* Data block *
☆ ☆ ☆
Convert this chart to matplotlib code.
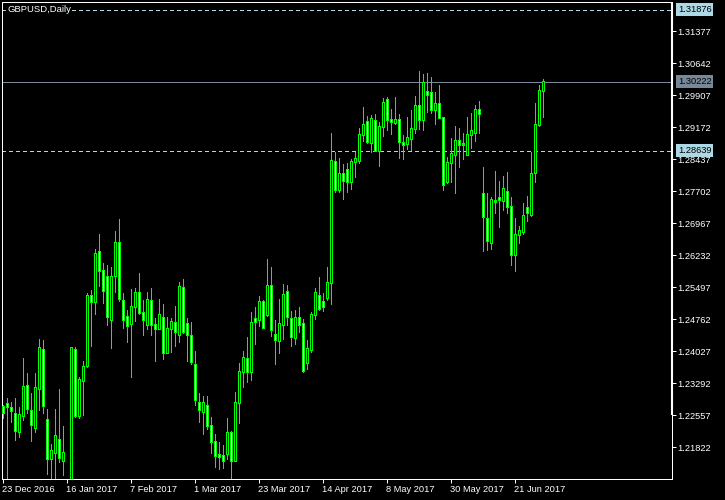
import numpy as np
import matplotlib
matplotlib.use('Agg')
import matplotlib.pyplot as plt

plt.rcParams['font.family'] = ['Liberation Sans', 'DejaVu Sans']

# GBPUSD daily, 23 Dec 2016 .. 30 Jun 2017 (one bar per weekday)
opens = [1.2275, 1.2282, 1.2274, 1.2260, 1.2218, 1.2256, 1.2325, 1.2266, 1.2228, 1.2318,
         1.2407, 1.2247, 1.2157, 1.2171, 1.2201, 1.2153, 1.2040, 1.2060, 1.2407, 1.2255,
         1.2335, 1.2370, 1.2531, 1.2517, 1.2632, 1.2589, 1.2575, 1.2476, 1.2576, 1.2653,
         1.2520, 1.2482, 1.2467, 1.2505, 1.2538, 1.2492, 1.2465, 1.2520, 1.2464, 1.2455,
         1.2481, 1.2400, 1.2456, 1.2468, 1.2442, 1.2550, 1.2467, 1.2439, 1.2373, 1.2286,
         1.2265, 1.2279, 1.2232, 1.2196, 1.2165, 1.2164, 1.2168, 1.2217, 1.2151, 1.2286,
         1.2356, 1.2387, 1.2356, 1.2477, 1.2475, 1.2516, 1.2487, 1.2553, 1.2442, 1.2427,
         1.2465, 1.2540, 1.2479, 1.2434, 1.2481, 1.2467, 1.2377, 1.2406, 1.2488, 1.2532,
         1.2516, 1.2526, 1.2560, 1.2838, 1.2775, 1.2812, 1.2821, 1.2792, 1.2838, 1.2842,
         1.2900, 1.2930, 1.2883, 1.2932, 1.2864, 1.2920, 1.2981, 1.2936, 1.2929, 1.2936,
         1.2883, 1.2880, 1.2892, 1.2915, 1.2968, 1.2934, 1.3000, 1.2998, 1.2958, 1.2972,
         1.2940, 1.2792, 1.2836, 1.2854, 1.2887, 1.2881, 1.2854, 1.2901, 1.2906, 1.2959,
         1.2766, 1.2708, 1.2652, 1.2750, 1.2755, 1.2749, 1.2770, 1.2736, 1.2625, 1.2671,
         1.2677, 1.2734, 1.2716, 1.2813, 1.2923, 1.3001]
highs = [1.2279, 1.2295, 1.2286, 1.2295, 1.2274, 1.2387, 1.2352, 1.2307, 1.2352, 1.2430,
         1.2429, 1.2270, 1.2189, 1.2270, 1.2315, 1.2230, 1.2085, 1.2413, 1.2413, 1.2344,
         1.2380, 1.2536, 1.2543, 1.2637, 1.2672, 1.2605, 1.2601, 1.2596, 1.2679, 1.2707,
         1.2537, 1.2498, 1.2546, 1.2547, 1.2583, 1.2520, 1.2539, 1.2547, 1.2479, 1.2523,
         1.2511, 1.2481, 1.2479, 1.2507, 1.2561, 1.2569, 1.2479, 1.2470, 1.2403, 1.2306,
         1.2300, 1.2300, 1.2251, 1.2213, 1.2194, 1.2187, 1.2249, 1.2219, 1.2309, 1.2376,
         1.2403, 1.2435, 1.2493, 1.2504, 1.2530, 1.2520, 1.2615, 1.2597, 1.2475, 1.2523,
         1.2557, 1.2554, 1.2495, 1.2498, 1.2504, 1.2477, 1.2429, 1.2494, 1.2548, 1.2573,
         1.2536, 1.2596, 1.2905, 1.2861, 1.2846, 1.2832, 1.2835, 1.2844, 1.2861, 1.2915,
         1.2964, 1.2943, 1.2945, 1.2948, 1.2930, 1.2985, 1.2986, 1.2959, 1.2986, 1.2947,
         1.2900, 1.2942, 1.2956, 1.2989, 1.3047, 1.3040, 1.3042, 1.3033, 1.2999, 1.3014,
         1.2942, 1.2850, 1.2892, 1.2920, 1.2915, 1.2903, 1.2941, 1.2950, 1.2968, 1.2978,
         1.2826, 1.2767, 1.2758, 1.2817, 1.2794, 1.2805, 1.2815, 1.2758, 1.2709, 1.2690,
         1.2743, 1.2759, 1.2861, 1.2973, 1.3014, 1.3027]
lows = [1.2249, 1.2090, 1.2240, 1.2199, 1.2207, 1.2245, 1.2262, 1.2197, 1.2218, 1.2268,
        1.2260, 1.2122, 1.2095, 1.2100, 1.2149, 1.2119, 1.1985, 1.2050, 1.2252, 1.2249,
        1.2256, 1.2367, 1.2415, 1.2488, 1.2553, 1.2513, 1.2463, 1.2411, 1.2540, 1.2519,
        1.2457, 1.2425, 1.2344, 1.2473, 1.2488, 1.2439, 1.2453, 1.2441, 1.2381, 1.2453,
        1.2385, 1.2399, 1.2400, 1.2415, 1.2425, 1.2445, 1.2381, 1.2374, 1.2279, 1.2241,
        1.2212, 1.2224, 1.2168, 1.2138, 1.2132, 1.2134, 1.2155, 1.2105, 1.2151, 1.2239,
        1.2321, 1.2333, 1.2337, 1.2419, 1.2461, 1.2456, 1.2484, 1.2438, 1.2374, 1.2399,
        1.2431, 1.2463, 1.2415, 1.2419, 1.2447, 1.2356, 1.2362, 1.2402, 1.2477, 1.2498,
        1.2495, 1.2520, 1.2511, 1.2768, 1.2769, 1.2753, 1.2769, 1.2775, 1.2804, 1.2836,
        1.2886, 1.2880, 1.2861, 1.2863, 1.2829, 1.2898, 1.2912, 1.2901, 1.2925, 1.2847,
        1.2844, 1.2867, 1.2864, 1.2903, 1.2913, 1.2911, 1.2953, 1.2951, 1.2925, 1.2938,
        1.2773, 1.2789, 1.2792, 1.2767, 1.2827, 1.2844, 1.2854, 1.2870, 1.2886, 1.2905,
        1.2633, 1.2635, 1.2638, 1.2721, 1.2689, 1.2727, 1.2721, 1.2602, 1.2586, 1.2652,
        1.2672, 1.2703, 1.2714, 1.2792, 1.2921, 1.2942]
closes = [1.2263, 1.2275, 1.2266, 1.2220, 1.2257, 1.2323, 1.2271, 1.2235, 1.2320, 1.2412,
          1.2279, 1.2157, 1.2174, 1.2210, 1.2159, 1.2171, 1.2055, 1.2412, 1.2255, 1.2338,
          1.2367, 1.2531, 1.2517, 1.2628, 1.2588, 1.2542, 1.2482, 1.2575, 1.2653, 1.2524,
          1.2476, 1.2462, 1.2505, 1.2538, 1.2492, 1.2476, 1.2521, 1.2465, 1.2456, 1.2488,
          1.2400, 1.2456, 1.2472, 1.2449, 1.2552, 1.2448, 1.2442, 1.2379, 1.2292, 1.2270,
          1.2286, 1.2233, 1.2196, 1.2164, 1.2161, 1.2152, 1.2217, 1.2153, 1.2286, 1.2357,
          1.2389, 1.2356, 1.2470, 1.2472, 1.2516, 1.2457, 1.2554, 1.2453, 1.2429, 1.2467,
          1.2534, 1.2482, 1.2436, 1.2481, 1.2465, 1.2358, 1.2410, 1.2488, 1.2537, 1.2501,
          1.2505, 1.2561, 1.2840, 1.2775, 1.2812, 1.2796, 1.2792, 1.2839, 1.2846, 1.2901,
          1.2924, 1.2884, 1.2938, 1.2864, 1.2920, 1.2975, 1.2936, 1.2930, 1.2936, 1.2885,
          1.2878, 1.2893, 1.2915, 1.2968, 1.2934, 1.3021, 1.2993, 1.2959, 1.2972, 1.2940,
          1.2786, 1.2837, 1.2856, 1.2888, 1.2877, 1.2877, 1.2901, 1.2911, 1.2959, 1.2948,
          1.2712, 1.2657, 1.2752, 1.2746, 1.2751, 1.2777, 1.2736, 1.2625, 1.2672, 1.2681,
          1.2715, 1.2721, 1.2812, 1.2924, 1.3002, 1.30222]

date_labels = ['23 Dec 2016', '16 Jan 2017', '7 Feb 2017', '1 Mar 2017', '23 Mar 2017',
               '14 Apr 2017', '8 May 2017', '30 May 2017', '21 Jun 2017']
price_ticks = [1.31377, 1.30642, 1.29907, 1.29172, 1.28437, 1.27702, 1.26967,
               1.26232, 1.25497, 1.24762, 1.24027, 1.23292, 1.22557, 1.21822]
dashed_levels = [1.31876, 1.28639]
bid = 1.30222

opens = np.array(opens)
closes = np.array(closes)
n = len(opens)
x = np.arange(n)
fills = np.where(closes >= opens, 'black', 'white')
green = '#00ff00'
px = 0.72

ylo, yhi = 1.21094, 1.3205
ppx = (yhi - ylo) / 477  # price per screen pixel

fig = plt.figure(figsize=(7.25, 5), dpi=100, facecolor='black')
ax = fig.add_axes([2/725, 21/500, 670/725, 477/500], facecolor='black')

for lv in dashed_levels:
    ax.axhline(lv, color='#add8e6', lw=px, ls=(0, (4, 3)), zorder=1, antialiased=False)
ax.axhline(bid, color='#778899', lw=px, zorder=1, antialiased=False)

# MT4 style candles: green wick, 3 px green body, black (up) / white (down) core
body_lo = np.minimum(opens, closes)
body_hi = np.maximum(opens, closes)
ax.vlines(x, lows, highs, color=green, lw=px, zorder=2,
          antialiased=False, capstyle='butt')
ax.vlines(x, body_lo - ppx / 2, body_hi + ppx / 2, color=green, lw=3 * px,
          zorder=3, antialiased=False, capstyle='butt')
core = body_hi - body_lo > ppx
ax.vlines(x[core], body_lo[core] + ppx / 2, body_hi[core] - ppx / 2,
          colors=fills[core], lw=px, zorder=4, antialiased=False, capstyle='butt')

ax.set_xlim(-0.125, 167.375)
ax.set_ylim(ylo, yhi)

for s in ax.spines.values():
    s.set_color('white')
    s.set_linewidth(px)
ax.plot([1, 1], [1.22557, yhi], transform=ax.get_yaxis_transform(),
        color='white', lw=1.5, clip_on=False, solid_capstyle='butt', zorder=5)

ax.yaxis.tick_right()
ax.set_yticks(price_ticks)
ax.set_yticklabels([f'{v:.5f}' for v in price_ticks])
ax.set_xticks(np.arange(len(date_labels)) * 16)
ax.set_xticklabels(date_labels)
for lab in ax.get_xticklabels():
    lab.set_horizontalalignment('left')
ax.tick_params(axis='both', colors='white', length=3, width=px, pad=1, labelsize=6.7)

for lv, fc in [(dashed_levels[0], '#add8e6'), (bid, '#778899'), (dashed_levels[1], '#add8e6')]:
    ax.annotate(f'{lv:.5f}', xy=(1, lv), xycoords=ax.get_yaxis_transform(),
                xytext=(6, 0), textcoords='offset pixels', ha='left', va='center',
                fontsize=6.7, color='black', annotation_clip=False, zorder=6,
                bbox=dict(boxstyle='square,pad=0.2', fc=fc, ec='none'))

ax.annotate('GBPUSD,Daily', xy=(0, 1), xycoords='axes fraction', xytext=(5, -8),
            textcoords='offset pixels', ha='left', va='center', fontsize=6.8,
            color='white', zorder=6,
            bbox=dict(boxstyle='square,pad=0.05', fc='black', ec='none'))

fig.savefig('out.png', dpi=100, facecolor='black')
☆ ☆ ☆
* Problem description *
Each line from the top of the material through the line containing "plt.rcParams['font.family'] = ['Liberation" should be reproduced exactly; please drop any images.

* Final result *
Convert this chart to matplotlib code.
import numpy as np
import matplotlib
matplotlib.use('Agg')
import matplotlib.pyplot as plt

plt.rcParams['font.family'] = ['Liberation Sans', 'DejaVu Sans']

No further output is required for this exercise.